_Given material:_
____________

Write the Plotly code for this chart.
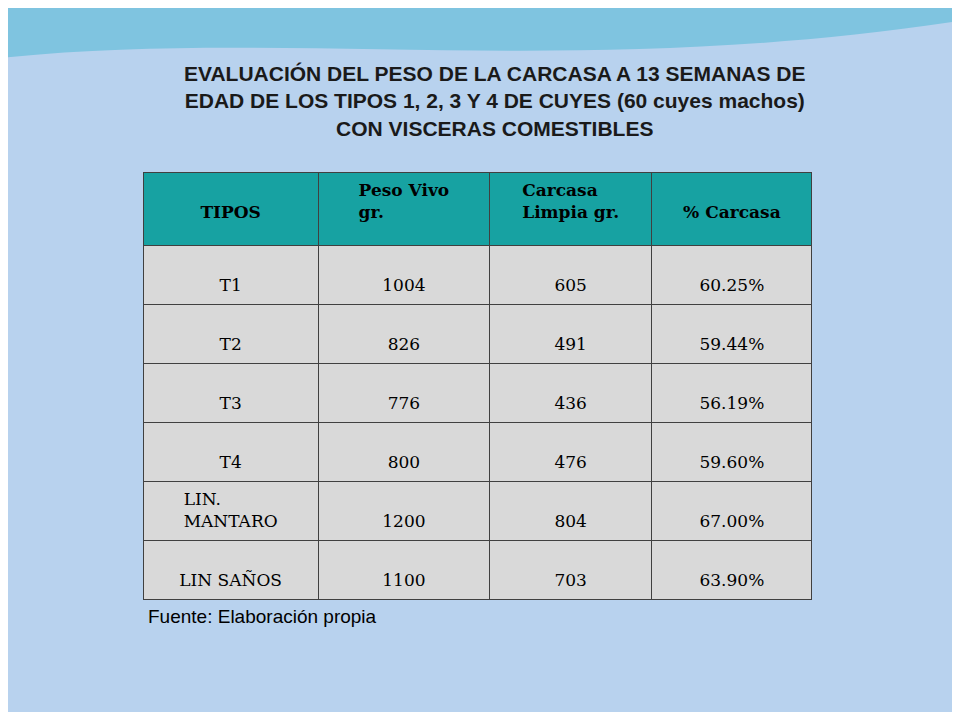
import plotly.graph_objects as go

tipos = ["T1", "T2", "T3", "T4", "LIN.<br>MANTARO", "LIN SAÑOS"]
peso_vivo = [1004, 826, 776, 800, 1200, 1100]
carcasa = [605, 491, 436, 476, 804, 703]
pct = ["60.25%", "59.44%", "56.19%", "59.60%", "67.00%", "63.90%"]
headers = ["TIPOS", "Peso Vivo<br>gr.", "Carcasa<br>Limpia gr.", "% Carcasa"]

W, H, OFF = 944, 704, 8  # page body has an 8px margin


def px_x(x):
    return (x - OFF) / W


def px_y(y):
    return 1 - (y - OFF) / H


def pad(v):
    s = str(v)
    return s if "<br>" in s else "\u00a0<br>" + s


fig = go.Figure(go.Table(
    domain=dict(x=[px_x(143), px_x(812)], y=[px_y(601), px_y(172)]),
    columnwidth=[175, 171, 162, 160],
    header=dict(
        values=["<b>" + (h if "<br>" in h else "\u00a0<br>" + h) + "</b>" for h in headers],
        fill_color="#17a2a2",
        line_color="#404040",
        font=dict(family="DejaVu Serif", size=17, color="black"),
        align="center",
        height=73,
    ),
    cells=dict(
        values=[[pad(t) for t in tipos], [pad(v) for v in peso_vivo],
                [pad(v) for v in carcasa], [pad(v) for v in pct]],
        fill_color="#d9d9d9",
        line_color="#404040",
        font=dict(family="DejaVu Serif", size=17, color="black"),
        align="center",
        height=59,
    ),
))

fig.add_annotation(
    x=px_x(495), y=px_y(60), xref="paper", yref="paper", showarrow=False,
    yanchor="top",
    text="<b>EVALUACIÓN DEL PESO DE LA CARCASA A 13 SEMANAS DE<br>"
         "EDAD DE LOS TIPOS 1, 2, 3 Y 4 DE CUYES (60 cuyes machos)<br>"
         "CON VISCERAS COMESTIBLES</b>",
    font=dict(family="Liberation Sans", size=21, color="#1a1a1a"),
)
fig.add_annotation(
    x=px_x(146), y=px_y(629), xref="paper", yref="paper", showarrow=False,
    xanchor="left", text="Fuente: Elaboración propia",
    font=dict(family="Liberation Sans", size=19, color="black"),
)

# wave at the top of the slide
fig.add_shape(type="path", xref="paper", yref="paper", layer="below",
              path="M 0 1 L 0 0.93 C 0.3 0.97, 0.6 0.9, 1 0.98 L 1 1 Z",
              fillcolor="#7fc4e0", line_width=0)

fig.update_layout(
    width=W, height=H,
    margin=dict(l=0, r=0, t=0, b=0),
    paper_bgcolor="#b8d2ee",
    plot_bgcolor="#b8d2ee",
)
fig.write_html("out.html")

____________

_Aim of the task:_ Take the material above from its first line through the line holding "return s if" and set it down exactly, without the pictures.

_Answer for the task:_
Write the Plotly code for this chart.
import plotly.graph_objects as go

tipos = ["T1", "T2", "T3", "T4", "LIN.<br>MANTARO", "LIN SAÑOS"]
peso_vivo = [1004, 826, 776, 800, 1200, 1100]
carcasa = [605, 491, 436, 476, 804, 703]
pct = ["60.25%", "59.44%", "56.19%", "59.60%", "67.00%", "63.90%"]
headers = ["TIPOS", "Peso Vivo<br>gr.", "Carcasa<br>Limpia gr.", "% Carcasa"]

W, H, OFF = 944, 704, 8  # page body has an 8px margin


def px_x(x):
    return (x - OFF) / W


def px_y(y):
    return 1 - (y - OFF) / H


def pad(v):
    s = str(v)
    return s if "<br>" in s else "\u00a0<br>" + s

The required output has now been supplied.